The trend of highlighting the experience of the everyman continues to characterise historical content, with academically inclined texts increasingly dedicated to social history. Consider Stuart Macintyre’s Little Moscows, which provides a detailed and personal account of working-class hotspots of militancy in inter-war Britain by engaging with the people who experienced it first hand.
Increasingly, historical content aims to include the general public in the debate because, ultimately, history belongs to everyone.
Doesn’t economics belong to everyone as well?
In contrast to the openness of historical content, economic literature remains slow to change, even in the post-2007/8 crisis environment where public interest in the subject is high. While some economists – such as Mervyn King, former Governor of the Bank of England, in his book The End of Alchemy – increasingly emphasise their intention to make their writing understandable to all, most still use jargon and complex models that leave your average reader cold.
John Lanchester, author of How to Speak Money, and Mervyn King both argue that this could reflect a general unwillingness by economists to open themselves and their discussions up to public scrutiny. Consequently, economics is frequently too difficult for those without a keen interest or an academic background. As Charles Calomiris and Stephen Haber note in their book Fragile by Design:
[The public] know that they should be deeply concerned about banking regulations; they know that there are links between politics and banking; but they are unsure what those links are and even less sure what to do about them.
The invaluable power of stories
But the sporadic success of some “economics for the masses” – such as The Big Short, which largely succeeded in explaining the head-bangingly complex reasons behind the financial crisis – shows how the “dismal science” can generate mainstream interest, even excitement. Given the well-documented consequences of public ignorance of economic and financial concepts, this development is enormously welcome.

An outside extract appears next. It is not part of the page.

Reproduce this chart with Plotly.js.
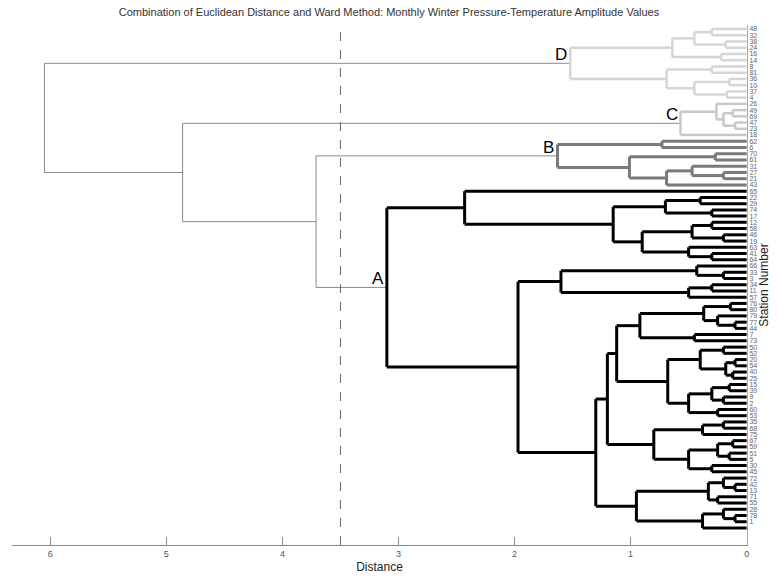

There are four traits, in particular, that have elevated history to mass accessibility. And the best economics communicators are already learning those lessons:
Manias, Panics and Crashes by Charles Kindleberger and Robert Aliber (2005) stands out as an excellent example of economic storytelling. Often humorously discussing how factors such as tulip speculation caused a massive crisis, the book engages the reader to understand the nuance of financial crises throughout history, with only occasional descents into jargon.
2. Junk the jargon
Both as a book and as a podcast, Steven Levitt’s and Stephen Dubner’s cult hit Freakonomics avoids technical jargon and instead introduces complex economic theories in quirky, easy-to-understand ways.
3. Know your audience
Tim Harford’s podcasts 50 Things That Made the Modern Economy is a master class in understanding your target audience. With discussions on everything from the iPhone to concrete, Harford relates the broader economic significance of these products in compelling, inclusive terms.
All of the above examples reflect that to make economic concepts and theories accessible, they have to be relatable to the public’s experiences. Kindleberger and Aliber talk about crises in practical and understandable terms; Dubner and Levitt discuss the economics of drug dealing, among other things; and Tim Harford explains topics such as how shipping containers make your bananas more affordable.
While historical events and current affairs continue to define our lives, economics influences our lives in ways that many do not fully understand.
This is a consequence of economic literature’s reluctance to make itself more understandable. But there are signs that this is changing. In line with the way that the telling of history has changed, the growing use of storytelling and layman’s language is broadening the appeal of economics and, hopefully, ushering in a whole new era of something even Mr Smets and Mr Wouters may not have foreseen: exciting economics.